In the process tensors of the form
$$E^{(n)} = \sum_{\alpha \neq 0} w_{\alpha} c_{\alpha i_1} c_{\alpha i_2} \cdots c_{\alpha i_n}$$
have to be evaluated. If your lattice has not a sufficient amount of velocities some of these moments will not evaluate correctly, certain terms in the resulting differential equation will not be present. This is be the case for the D2Q5 lattice. In other applications where only the sum of the populations has to be conserved such as scalar transport this is not problematic, and one might use discretisations with less velocities.

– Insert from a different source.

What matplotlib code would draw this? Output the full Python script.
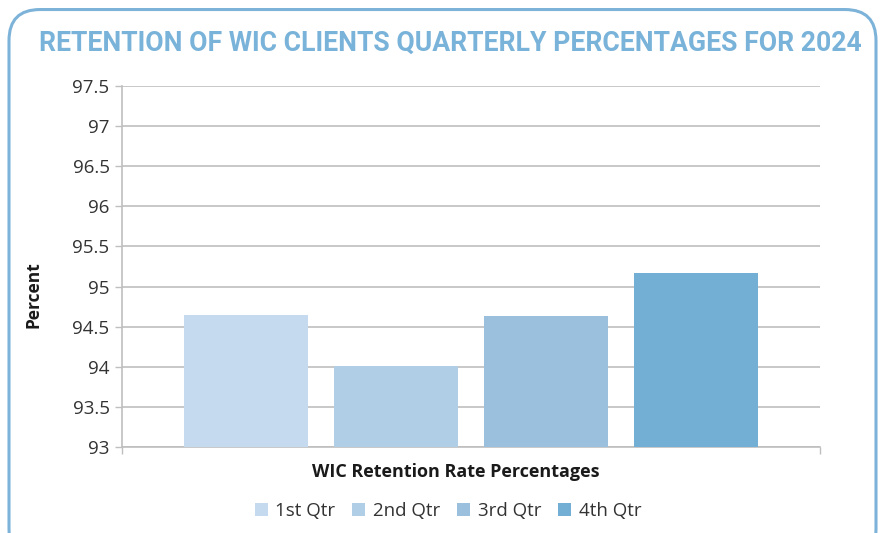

For the full compressible Navier-Stokes equations on the other hand even the energy has to be conserved and an even higher amount of velocities is required: Single-speed lattices lack the isotropy in order to preserve the fully compressible conservation equations. Therefore the most common single-speed models apply a low Mach-number expansion of the Maxwell-Boltzmann equilibrium, an asymptotic approximation to the incompressible conservation equations, and are thus restricted to weakly compressible flow. Generally such schemes are used to accelerate the solution of incompressible fluid flows by allowing controlled compressibility.